Matt Frankel: Anand just gave away the most fun part of the discussion, the Buffett ties, but I'll get there in a second. This is the third Tesla of China that we're talking about. The first two were at 28 and 27 times sales respectively. This one's at three times sales. I'm a big value investor, I believe valuations matter, even in a space as crazy as the EV space is right now. BYD has been around for a long time. They weren't a car company at first. They were founded in 1995. They were originally a battery company. They were the first Chinese battery supplier for Motorola and Nokia when they were making the, remember the little flip phones and stuff like that. So they supplied batteries for things like that. Pivoted to vehicles in the early 2000s, now they have the best-selling EV model in China. They delivered 427,000 vehicles in 2020, about half of which were either battery electric vehicles or hybrids. They have a full range of EV models already on the market, including commercial vehicles. They also build monorail systems, which is a really cool product. They aim to have an ecosystem of just zero-emissions transportation for the entire world. They make buses, they make street sweepers, which are currently in use in China right now. They've been profitable for years, which is a word that you haven't heard much yet in this conversation. They've been profitable since 2008 selling cars. So I would actually call them more of like the General Motors or the Ford of China rather than the Tesla of China, just because of their track record, their profitability, their wide range of proven vehicles.

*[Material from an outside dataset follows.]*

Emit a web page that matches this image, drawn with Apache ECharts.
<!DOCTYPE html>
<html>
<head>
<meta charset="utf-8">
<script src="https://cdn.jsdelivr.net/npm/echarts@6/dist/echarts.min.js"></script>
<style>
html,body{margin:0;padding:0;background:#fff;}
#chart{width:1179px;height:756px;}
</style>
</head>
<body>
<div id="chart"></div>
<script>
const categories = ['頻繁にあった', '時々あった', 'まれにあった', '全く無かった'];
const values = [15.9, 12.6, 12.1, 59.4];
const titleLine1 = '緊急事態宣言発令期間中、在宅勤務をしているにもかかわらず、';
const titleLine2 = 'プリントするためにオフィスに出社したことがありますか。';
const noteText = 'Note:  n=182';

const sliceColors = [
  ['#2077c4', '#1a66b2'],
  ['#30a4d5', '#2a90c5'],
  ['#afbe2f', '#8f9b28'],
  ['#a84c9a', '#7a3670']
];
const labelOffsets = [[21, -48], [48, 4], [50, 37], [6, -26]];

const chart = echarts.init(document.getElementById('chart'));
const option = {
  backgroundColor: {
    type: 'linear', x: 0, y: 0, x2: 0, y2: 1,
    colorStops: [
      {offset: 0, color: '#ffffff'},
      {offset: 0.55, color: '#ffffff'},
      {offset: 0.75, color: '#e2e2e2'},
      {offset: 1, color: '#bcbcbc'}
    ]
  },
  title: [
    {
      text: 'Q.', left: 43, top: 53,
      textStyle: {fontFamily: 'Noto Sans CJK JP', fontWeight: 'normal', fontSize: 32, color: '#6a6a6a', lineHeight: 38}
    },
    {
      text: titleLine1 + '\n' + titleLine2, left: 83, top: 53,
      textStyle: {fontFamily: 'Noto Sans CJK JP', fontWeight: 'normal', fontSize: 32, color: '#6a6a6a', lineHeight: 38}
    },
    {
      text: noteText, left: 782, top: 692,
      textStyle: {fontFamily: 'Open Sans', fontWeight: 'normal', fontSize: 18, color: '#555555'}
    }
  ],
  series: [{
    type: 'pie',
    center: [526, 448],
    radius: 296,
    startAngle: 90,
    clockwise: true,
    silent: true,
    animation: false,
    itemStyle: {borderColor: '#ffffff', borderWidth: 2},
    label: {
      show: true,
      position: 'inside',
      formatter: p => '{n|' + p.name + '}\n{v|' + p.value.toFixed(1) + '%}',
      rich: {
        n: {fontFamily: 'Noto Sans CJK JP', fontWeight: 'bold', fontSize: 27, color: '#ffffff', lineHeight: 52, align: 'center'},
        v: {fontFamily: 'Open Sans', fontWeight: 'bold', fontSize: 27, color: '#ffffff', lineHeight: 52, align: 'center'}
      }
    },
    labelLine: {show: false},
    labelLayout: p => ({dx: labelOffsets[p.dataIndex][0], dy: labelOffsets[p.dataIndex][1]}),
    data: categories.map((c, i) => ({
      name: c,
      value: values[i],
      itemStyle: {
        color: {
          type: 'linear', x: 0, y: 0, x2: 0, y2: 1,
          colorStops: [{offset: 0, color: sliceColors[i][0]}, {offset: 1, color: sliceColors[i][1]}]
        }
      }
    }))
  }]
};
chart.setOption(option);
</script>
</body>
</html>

Chokkavelu: You just dropped it from 3X sales to 1.5X sales when you just branded them the GM of China, sorry about it. 

Frankel: Did I just devalue?

Jason Hall: Sell, sell, sell.

Frankel: As Anand mentioned, Warren Buffett invested in this company a long time ago. He paid, let me get the number right, he paid $232 million for 8.25% of the company back in 2008. That stake is worth more than $7 billion now. He wanted to by 25% of the company, but they wouldn't sell it to him. So big investment in Buffett's portfolio, very successful one. Charlie Munger, who's normally the voice of like, "Don't invest in that," has been very optimistic on the company. He called their CEO better than Thomas Edison at running a business.  So it's a really impressive company. That's the one that I would call the Tesla in China for right now.